Exiles and emigrants from this part of Ireland left an indelible mark on America, including John Barry who became the founder of the American Navy; James O’Neill, the actor and father of playwright Eugene O’Neill; and Patrick Kennedy who followed his sweetheart Bridget Murphy to Boston in 1849 and became the great-grandfather of President John F. Kennedy, who visited New Ross in June, 1963.
Another young man who left Wexford during Famine times was Michael Keough. The 20-year-old emigrated to America in the 1840s and settled in the prairies of northwest Iowa. It was on Michael’s farm that Donald Keough was born in 1926.
On September 15, Donald, whose career culminated in his being named president of Coca-Cola, made a private visit to the Dunbrody and the Irish America Hall of Fame.

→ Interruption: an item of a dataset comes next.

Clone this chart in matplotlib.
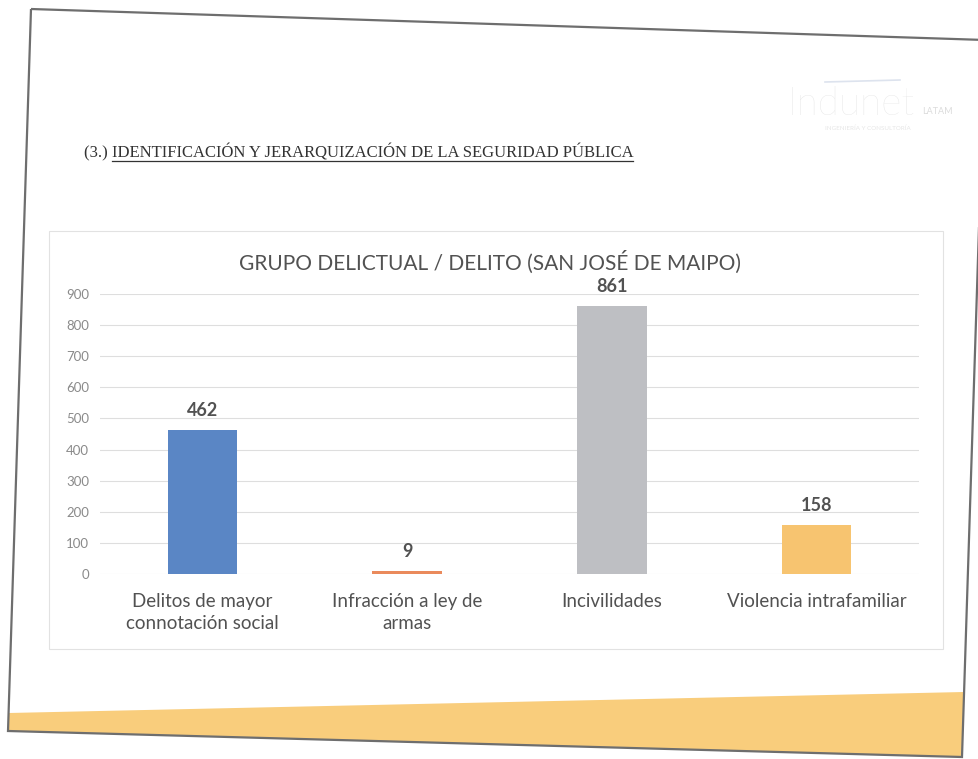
import matplotlib
matplotlib.use("Agg")
import matplotlib.pyplot as plt
from matplotlib.patches import Polygon, Rectangle

# data
categories = ["Delitos de mayor\nconnotación social", "Infracción a ley de\narmas",
              "Incivilidades", "Violencia intrafamiliar"]
values = [462, 9, 861, 158]
bar_colors = ["#5a86c5", "#ea8a5c", "#bebfc3", "#f7c470"]
y_ticks = [0, 100, 200, 300, 400, 500, 600, 700, 800, 900]

header_num = "(3.) "
header_text = "IDENTIFICACIÓN Y JERARQUIZACIÓN DE LA SEGURIDAD PÚBLICA"
chart_title = "GRUPO DELICTUAL / DELITO (SAN JOSÉ DE MAIPO)"

W, H = 979, 759
TXT = "#525252"


def fx(x):
    return x / W


def fy(y):
    return 1 - y / H


def pts(coords):
    return [(fx(x), fy(y)) for x, y in coords]


def plot_chart():
    fig = plt.figure(figsize=(W / 100, H / 100), dpi=100)
    fig.patch.set_facecolor("white")

    # yellow band at the bottom of the slide + page border (scan is slightly tilted)
    band = Polygon(pts([(8.6, 713), (964, 692), (962, 757), (8, 731)]),
                   closed=True, transform=fig.transFigure,
                   facecolor="#f9cd7c", edgecolor="none")
    fig.patches.append(band)
    page = Polygon(pts([(31, 9), (985, 40), (962, 757), (8, 731)]),
                   closed=True, transform=fig.transFigure,
                   facecolor="none", edgecolor="#6e6e6e", lw=1.6)
    fig.patches.append(page)

    # faint logo
    fig.text(fx(787), fy(104), "Indunet", fontsize=28, family="Lato",
             fontweight="light", color="#e4e4e4", va="center", ha="left")
    fig.text(fx(922), fy(112), "LATAM", fontsize=6.5, family="Lato",
             color="#dcdcdc", va="center", ha="left")
    fig.text(fx(825), fy(128), "INGENIERÍA Y CONSULTORÍA", fontsize=4.5,
             family="Lato", color="#e6e6e6", va="center", ha="left")
    fig.add_artist(plt.Line2D([fx(825), fx(900)], [fy(82), fy(80)],
                              transform=fig.transFigure, color="#dde3ee", lw=1.2))

    # header with underline
    t1 = fig.text(fx(84), fy(157), header_num, fontsize=12,
                  family="Liberation Serif", color="#333333", va="baseline")
    fig.canvas.draw()
    r = fig.canvas.get_renderer()
    bb = t1.get_window_extent(r)
    t2 = fig.text(bb.x1 / W, fy(157), header_text, fontsize=12,
                  family="Liberation Serif", color="#333333", va="baseline")
    bb2 = t2.get_window_extent(r)
    fig.add_artist(plt.Line2D([bb2.x0 / W, bb2.x1 / W],
                              [fy(161), fy(161)],
                              transform=fig.transFigure, color="#333333", lw=0.9))

    # chart area border
    fig.patches.append(Rectangle((fx(49), fy(649)), fx(943) - fx(49),
                                 fy(231) - fy(649), transform=fig.transFigure,
                                 facecolor="none", edgecolor="#e2e2e2", lw=0.8))

    fig.text(fx(490), fy(262), chart_title, fontsize=15, family="Lato",
             color=TXT, ha="center", va="center")

    ax = fig.add_axes([fx(100), fy(574), fx(919) - fx(100), fy(294) - fy(574)])
    x = list(range(len(categories)))
    bars = ax.bar(x, values, width=0.34, color=bar_colors, zorder=3)
    for b, v in zip(bars, values):
        ax.annotate(str(v), (b.get_x() + b.get_width() / 2, v),
                    xytext=(0, 8), textcoords="offset points",
                    ha="center", va="bottom", fontsize=13,
                    fontweight="bold", family="Lato", color=TXT)

    ax.set_xlim(-0.5, len(categories) - 0.5)
    ax.set_ylim(0, 900)
    ax.set_yticks(y_ticks)
    ax.yaxis.grid(True, color="#dedede", lw=0.8, zorder=0)
    ax.set_axisbelow(True)
    for s in ax.spines.values():
        s.set_visible(False)
    ax.tick_params(axis="both", length=0)
    ax.tick_params(axis="y", labelsize=9.5, labelcolor="#8a8a8a", pad=8)
    for lbl in ax.get_yticklabels():
        lbl.set_family("Lato")
    ax.set_xticks(x)
    ax.set_xticklabels(categories, fontsize=13.5, family="Lato",
                       color=TXT, linespacing=1.35)
    ax.tick_params(axis="x", pad=14)
    ax.set_facecolor("none")

    fig.savefig("out.png", dpi=100)


if __name__ == "__main__":
    plot_chart()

Fittingly, he was in Wexford to attend the opening of a new Coca-Cola bottling plant, which will bring much needed employment to the area.
“It is with great pleasure that we welcome Donald Keough to our visitor centre today as we dedicate the departure area of our exhibition to the memory and vision of Donald’s great-grandfather Michael Keough,” said Sean Reidy.
At his Hall of Fame induction ceremony in New York at the end of 2010, Donald paid homage to all those Irish who took their first brave steps into the unknown. “The real members of the Hall of Fame are the parents and grandparents and great-grandparents who had the courage to come here,” he said.
His visit to the Dunbrody brought the family story full circle – from shore to shore.